Goal: Reproduce the listing word for word. Skip any image.

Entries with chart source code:
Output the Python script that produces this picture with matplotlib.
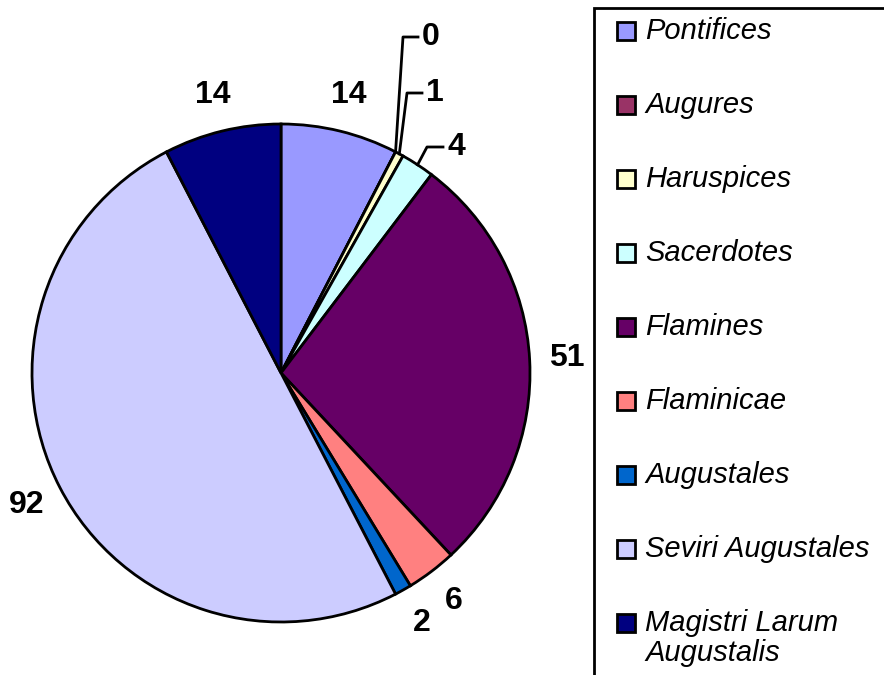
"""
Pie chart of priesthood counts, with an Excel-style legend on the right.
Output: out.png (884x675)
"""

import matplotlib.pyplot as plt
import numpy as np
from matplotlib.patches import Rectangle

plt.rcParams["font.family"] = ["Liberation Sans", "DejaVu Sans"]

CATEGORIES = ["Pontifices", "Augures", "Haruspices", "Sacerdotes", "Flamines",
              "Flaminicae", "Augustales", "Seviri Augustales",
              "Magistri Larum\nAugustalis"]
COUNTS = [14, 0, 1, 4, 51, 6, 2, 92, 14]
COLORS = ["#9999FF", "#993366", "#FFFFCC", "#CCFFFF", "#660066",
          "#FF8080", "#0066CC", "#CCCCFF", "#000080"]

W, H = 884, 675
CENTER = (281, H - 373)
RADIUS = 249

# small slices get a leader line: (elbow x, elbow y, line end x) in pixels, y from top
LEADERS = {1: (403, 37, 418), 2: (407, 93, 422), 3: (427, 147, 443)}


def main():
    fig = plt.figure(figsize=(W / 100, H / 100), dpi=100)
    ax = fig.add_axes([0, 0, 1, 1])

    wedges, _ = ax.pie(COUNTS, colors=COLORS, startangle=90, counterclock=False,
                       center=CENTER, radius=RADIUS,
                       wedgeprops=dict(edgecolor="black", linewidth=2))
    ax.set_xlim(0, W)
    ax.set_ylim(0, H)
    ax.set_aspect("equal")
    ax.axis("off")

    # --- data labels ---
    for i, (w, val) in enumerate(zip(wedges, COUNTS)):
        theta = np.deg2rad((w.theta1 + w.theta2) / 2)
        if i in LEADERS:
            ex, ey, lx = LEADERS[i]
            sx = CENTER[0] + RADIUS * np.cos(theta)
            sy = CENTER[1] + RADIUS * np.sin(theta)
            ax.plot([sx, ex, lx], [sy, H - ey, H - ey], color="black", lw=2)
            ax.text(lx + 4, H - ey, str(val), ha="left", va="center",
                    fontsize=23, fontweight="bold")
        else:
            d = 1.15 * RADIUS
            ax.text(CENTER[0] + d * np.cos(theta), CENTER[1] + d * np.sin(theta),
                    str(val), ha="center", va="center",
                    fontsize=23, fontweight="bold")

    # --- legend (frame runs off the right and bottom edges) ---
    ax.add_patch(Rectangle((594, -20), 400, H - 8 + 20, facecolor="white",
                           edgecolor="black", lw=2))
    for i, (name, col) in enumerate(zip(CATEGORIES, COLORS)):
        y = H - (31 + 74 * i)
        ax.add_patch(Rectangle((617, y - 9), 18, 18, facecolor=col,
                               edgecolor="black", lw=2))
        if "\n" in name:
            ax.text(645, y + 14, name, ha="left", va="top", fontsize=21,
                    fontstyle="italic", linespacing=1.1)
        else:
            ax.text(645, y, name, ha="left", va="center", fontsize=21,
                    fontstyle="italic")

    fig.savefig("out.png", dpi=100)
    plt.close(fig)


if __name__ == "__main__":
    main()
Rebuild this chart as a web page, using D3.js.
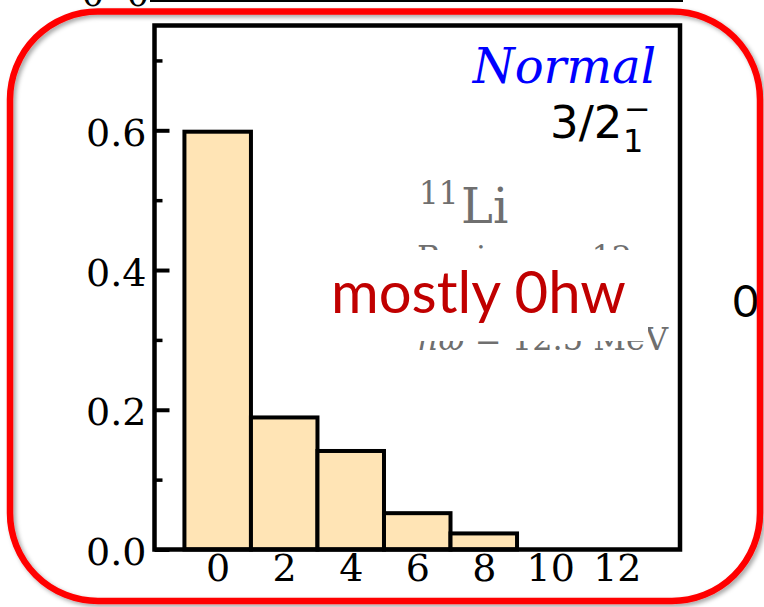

The completed task:
Output the Python script that produces this picture with matplotlib.
"""
Pie chart of priesthood counts, with an Excel-style legend on the right.
Output: out.png (884x675)
"""

import matplotlib.pyplot as plt
import numpy as np
from matplotlib.patches import Rectangle

plt.rcParams["font.family"] = ["Liberation Sans", "DejaVu Sans"]

CATEGORIES = ["Pontifices", "Augures", "Haruspices", "Sacerdotes", "Flamines",
              "Flaminicae", "Augustales", "Seviri Augustales",
              "Magistri Larum\nAugustalis"]
COUNTS = [14, 0, 1, 4, 51, 6, 2, 92, 14]
COLORS = ["#9999FF", "#993366", "#FFFFCC", "#CCFFFF", "#660066",
          "#FF8080", "#0066CC", "#CCCCFF", "#000080"]

W, H = 884, 675
CENTER = (281, H - 373)
RADIUS = 249

# small slices get a leader line: (elbow x, elbow y, line end x) in pixels, y from top
LEADERS = {1: (403, 37, 418), 2: (407, 93, 422), 3: (427, 147, 443)}


def main():
    fig = plt.figure(figsize=(W / 100, H / 100), dpi=100)
    ax = fig.add_axes([0, 0, 1, 1])

    wedges, _ = ax.pie(COUNTS, colors=COLORS, startangle=90, counterclock=False,
                       center=CENTER, radius=RADIUS,
                       wedgeprops=dict(edgecolor="black", linewidth=2))
    ax.set_xlim(0, W)
    ax.set_ylim(0, H)
    ax.set_aspect("equal")
    ax.axis("off")

    # --- data labels ---
    for i, (w, val) in enumerate(zip(wedges, COUNTS)):
        theta = np.deg2rad((w.theta1 + w.theta2) / 2)
        if i in LEADERS:
            ex, ey, lx = LEADERS[i]
            sx = CENTER[0] + RADIUS * np.cos(theta)
            sy = CENTER[1] + RADIUS * np.sin(theta)
            ax.plot([sx, ex, lx], [sy, H - ey, H - ey], color="black", lw=2)
            ax.text(lx + 4, H - ey, str(val), ha="left", va="center",
                    fontsize=23, fontweight="bold")
        else:
            d = 1.15 * RADIUS
            ax.text(CENTER[0] + d * np.cos(theta), CENTER[1] + d * np.sin(theta),
                    str(val), ha="center", va="center",
                    fontsize=23, fontweight="bold")

    # --- legend (frame runs off the right and bottom edges) ---
    ax.add_patch(Rectangle((594, -20), 400, H - 8 + 20, facecolor="white",
                           edgecolor="black", lw=2))
    for i, (name, col) in enumerate(zip(CATEGORIES, COLORS)):
        y = H - (31 + 74 * i)
        ax.add_patch(Rectangle((617, y - 9), 18, 18, facecolor=col,
                               edgecolor="black", lw=2))
        if "\n" in name:
            ax.text(645, y + 14, name, ha="left", va="top", fontsize=21,
                    fontstyle="italic", linespacing=1.1)
        else:
            ax.text(645, y, name, ha="left", va="center", fontsize=21,
                    fontstyle="italic")

    fig.savefig("out.png", dpi=100)
    plt.close(fig)


if __name__ == "__main__":
    main()
Rebuild this chart as a web page, using D3.js.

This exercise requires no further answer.